There’s no denying the Switch runs on outdated hardware. Further, the technical side is the game’s biggest weak point. Despite that, Tears of the Kingdom still plays very fluidly with minimal glitches, so what is weak in comparison to Ironclad quality is still notably good.
Graphically, Nothing’s Changed Since Breath of the Wild
Oddly enough, Tears of the Kingdom is one of the few direct sequels in the series. As such, it uses the same graphical engine as Breath of the Wild. You don’t get the high quality you do on stronger consoles, but you still get pretty and recognizable views.
That engine works as well now as it did six years ago, so not much change was needed. As a matter of fact, reusing engines eases development because you don’t need to build a new one.

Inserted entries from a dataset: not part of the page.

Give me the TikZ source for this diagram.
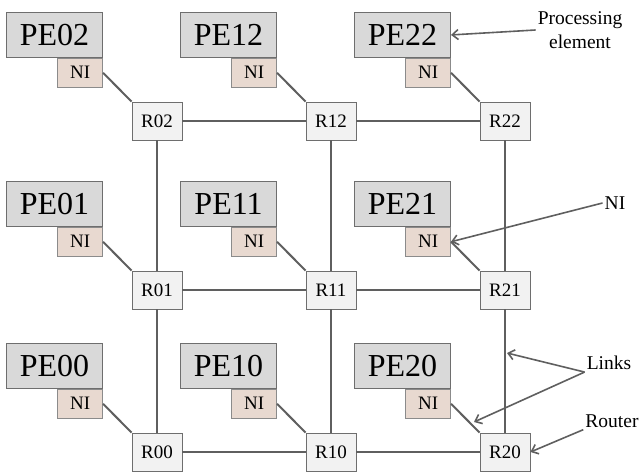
\documentclass[tikz,border=0pt]{standalone}
\usepackage{fontspec}
\setmainfont{Liberation Serif}
\usepackage{tikz}
\usetikzlibrary{arrows.meta}
\definecolor{peFill}{HTML}{D9D9D9}
\definecolor{niFill}{HTML}{E8D9D0}
\definecolor{rFill}{HTML}{F2F2F2}
\definecolor{boxLine}{HTML}{6E6E6E}
\definecolor{linkGray}{HTML}{5F5F5F}

\begin{document}
\begin{tikzpicture}[x=1pt,y=-1pt]
  \tikzset{pe/.style = {shape=rectangle,draw=boxLine,fill=peFill,line width=0.9pt,minimum width=96pt,minimum height=45pt,inner sep=0pt,anchor=north east,font=\fontsize{32}{36}\selectfont}}
  \tikzset{ni/.style = {shape=rectangle,draw=boxLine!80,fill=niFill,line width=0.7pt,minimum width=45pt,minimum height=29pt,inner sep=0pt,anchor=north east,font=\fontsize{19}{22}\selectfont}}
  \tikzset{router/.style = {shape=rectangle,draw=boxLine,fill=rFill,line width=0.9pt,minimum width=50pt,minimum height=38pt,inner sep=0pt,font=\fontsize{19}{22}\selectfont}}
  \tikzset{link/.style = {draw=linkGray,line width=2pt}}
  \tikzset{note/.style = {inner sep=2pt,font=\fontsize{19.5}{24}\selectfont}}
  \tikzset{pointer/.style = {-{Straight Barb[length=6pt,width=10pt]},draw=linkGray,line width=1.6pt}}
  \useasboundingbox (0,0) rectangle (640,472);

	\node[router] (r02) at (157,121) {R02};
	\node[router] (r12) at (331,121) {R12};
	\node[router] (r22) at (505,121) {R22};
	\node[router] (r01) at (157,290) {R01};
	\node[router] (r11) at (331,290) {R11};
	\node[router] (r21) at (505,290) {R21};
	\node[router] (r00) at (157,452) {R00};
	\node[router] (r10) at (331,452) {R10};
	\node[router] (r20) at (505,452) {R20};

	\node[pe] (pe02) at (103,12) {PE02};
	\node[pe] (pe12) at (277,12) {PE12};
	\node[pe] (pe22) at (451,12) {PE22};
	\node[pe] (pe01) at (103,181) {PE01};
	\node[pe] (pe11) at (277,181) {PE11};
	\node[pe] (pe21) at (451,181) {PE21};
	\node[pe] (pe00) at (103,343) {PE00};
	\node[pe] (pe10) at (277,343) {PE10};
	\node[pe] (pe20) at (451,343) {PE20};

	\node[ni] (ni02) at (pe02.south east) {NI};
	\node[ni] (ni12) at (pe12.south east) {NI};
	\node[ni] (ni22) at (pe22.south east) {NI};
	\node[ni] (ni01) at (pe01.south east) {NI};
	\node[ni] (ni11) at (pe11.south east) {NI};
	\node[ni] (ni21) at (pe21.south east) {NI};
	\node[ni] (ni00) at (pe00.south east) {NI};
	\node[ni] (ni10) at (pe10.south east) {NI};
	\node[ni] (ni20) at (pe20.south east) {NI};

	% mesh links
	\path[link] (r02) edge (r12) (r12) edge (r22);
	\path[link] (r01) edge (r11) (r11) edge (r21);
	\path[link] (r00) edge (r10) (r10) edge (r20);
	\path[link] (r02) edge (r01) (r01) edge (r00);
	\path[link] (r12) edge (r11) (r11) edge (r10);
	\path[link] (r22) edge (r21) (r21) edge (r20);

	% NI to router
	\path[link] (ni02.east) edge (r02.north west);
	\path[link] (ni12.east) edge (r12.north west);
	\path[link] (ni22.east) edge (r22.north west);
	\path[link] (ni01.east) edge (r01.north west);
	\path[link] (ni11.east) edge (r11.north west);
	\path[link] (ni21.east) edge (r21.north west);
	\path[link] (ni00.east) edge (r00.north west);
	\path[link] (ni10.east) edge (r10.north west);
	\path[link] (ni20.east) edge (r20.north west);

	% labels
	\node[note,align=center] (lblpe) at (580,30) {Processing\\element};
	\node[note] (lblni) at (615,203) {NI};
	\node[note] (lbllk) at (609,363) {Links};
	\node[note] (lblrt) at (612,421) {Router};
	\coordinate (lkv) at (507,353);
	\coordinate (lkd) at (474,422);

	\draw[pointer] (lblpe.west) -- (pe22.east);
	\draw[pointer] (lblni.west) -- (ni21.east);
	\draw[pointer] (lbllk.south west) -- (lkv);
	\draw[pointer] (lbllk.south west) -- (lkd);
	\draw[pointer] (lblrt.south west) -- (r20.east);
\end{tikzpicture}
\end{document}
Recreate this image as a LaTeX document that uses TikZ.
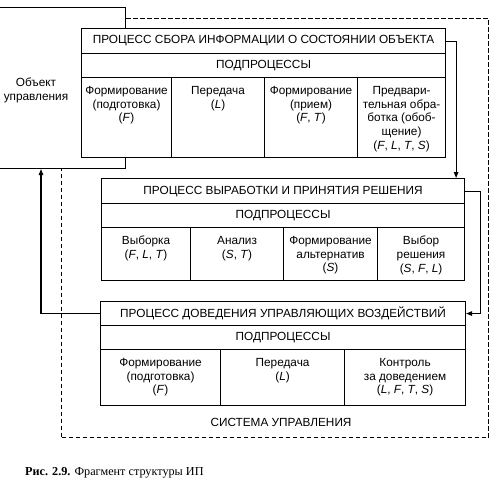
\documentclass[tikz,border=0pt]{standalone}
\usepackage{fontspec}
\setmainfont{Liberation Sans}
\newfontfamily\capfont{Liberation Serif}
\usetikzlibrary{arrows.meta}
\tikzset{
  box/.style={draw, line width=1.1pt, fill=white, inner sep=0pt, anchor=north west},
  txt/.style={font=\fontsize{11.8}{13.8}\selectfont, align=center, inner sep=0pt},
  celltxt/.style={txt, anchor=north},
  conn/.style={line width=1.1pt, -{Triangle[length=6pt,width=4.5pt]}},
  bound/.style={line width=1.1pt, dash pattern=on 4.5pt off 2.5pt}
}
\newcommand{\mycell}[6]{%
  \node[box, minimum width=#4pt, minimum height=#5pt] (#1) at (#2,#3) {};
  \node[celltxt] (#1-t) at ([yshift=-9pt]#1.north) {#6};
}
\begin{document}
\begin{tikzpicture}[x=1pt,y=-1pt]
\useasboundingbox (0,0) rectangle (502,491);
% system boundary
\node[bound, draw, anchor=north west, minimum width=427pt, minimum height=419pt, inner sep=0pt] (sys) at (61,18) {};
% control object
\node[box, minimum width=131pt, minimum height=161pt] (obj) at (-6,7) {};
\node[txt] (obj-t) at (36,90) {Объект\\управления};
% box 1
\node[box, minimum width=364pt, minimum height=25pt] (b1t) at (81,28) {};
\node[txt] at (b1t.center) {ПРОЦЕСС СБОРА ИНФОРМАЦИИ О СОСТОЯНИИ ОБЪЕКТА};
\node[box, minimum width=364pt, minimum height=24pt] (b1s) at (81,53) {};
\node[txt] at (b1s.center) {ПОДПРОЦЕССЫ};
\mycell{b1a}{81}{77}{90}{80}{Формирование\\(подготовка)\\(\textit{F})}
\mycell{b1b}{171}{77}{93}{80}{Передача\\(\textit{L})}
\mycell{b1c}{264}{77}{93}{80}{Формирование\\(прием)\\(\textit{F}, \textit{T})}
\mycell{b1d}{357}{77}{88}{80}{Предвари-\\тельная обра-\\ботка (обоб-\\щение)\\(\textit{F}, \textit{L}, \textit{T}, \textit{S})}
% box 2
\node[box, minimum width=363pt, minimum height=25pt] (b2t) at (101,178) {};
\node[txt] at (b2t.center) {ПРОЦЕСС ВЫРАБОТКИ И ПРИНЯТИЯ РЕШЕНИЯ};
\node[box, minimum width=363pt, minimum height=24pt] (b2s) at (101,203) {};
\node[txt] at (b2s.center) {ПОДПРОЦЕССЫ};
\mycell{b2a}{101}{227}{89}{53}{Выборка\\(\textit{F}, \textit{L}, \textit{T})}
\mycell{b2b}{190}{227}{93}{53}{Анализ\\(\textit{S}, \textit{T})}
\mycell{b2c}{283}{227}{94}{53}{Формирование\\альтернатив\\(\textit{S})}
\mycell{b2d}{377}{227}{87}{53}{Выбор\\решения\\(\textit{S}, \textit{F}, \textit{L})}
% box 3
\node[box, minimum width=365pt, minimum height=24pt] (b3t) at (100,301) {};
\node[txt] at (b3t.center) {ПРОЦЕСС ДОВЕДЕНИЯ УПРАВЛЯЮЩИХ ВОЗДЕЙСТВИЙ};
\node[box, minimum width=365pt, minimum height=24pt] (b3s) at (100,325) {};
\node[txt] at (b3s.center) {ПОДПРОЦЕССЫ};
\mycell{b3a}{100}{349}{120}{56}{Формирование\\(подготовка)\\(\textit{F})}
\mycell{b3b}{220}{349}{124}{56}{Передача\\(\textit{L})}
\mycell{b3c}{344}{349}{121}{56}{Контроль\\за доведением\\(\textit{L}, \textit{F}, \textit{T}, \textit{S})}
\node[txt] (sysl) at (281,422) {СИСТЕМА УПРАВЛЕНИЯ};
% connectors
\draw[conn] (b1t.east) -| ([xshift=-9pt]b2t.north east);
\draw[conn] (b2t.east) -- ++(15,0) |- (b3t.east);
\draw[conn] (b3t.west) -| ([xshift=47pt]obj.south west);
% caption
\node[anchor=west, inner sep=0pt, font=\capfont\fontsize{12.2}{14}\selectfont] (cap) at (25,473) {\textbf{Рис. 2.9.} Фрагмент структуры ИП};
\end{tikzpicture}
\end{document}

Excellent New Sounds and Music Fill Players’ Ears
Tears of the Kingdom uses a variety of gorgeous and tone-appropriate music throughout the game. Every boss, major location, and even some entrances have their own theme. Enemy and weapon sounds diversify themselves so much that you can tell which is which. Each community and people have their own themes. The list is endless.
Having all of this audio work lifts the game up so much because it solidifies identities. When you eventually reminisce about this game, you’ll remember a lot of things because of their themes. These sounds will stick in your head and help you remember what they were connected to. I’ll probably have the Zonai Shrines’ combat theme pop back and forth from my head for a while.
Conclusion: Tears of the Kingdom is a Masterpiece of a Video Game
Link’s latest adventure hasn’t even been out for a month, yet I’m well over 100 hours in (75 in the first ten days). I kept playing because the game earned and invested in my attention. When I wanted to freely explore Hyrule, I got handsomely rewarded. Shrines and Temples challenged my brain in new and unusual ways. Zonai Devices let me build what I wanted for whatever I needed. Say what you want about the framerate slowdowns, but they are far from ruining the game.
I’ve never wanted to recommend a game as much as Tears of the Kingdom because this has redefined what I previously thought the limits of a video game were.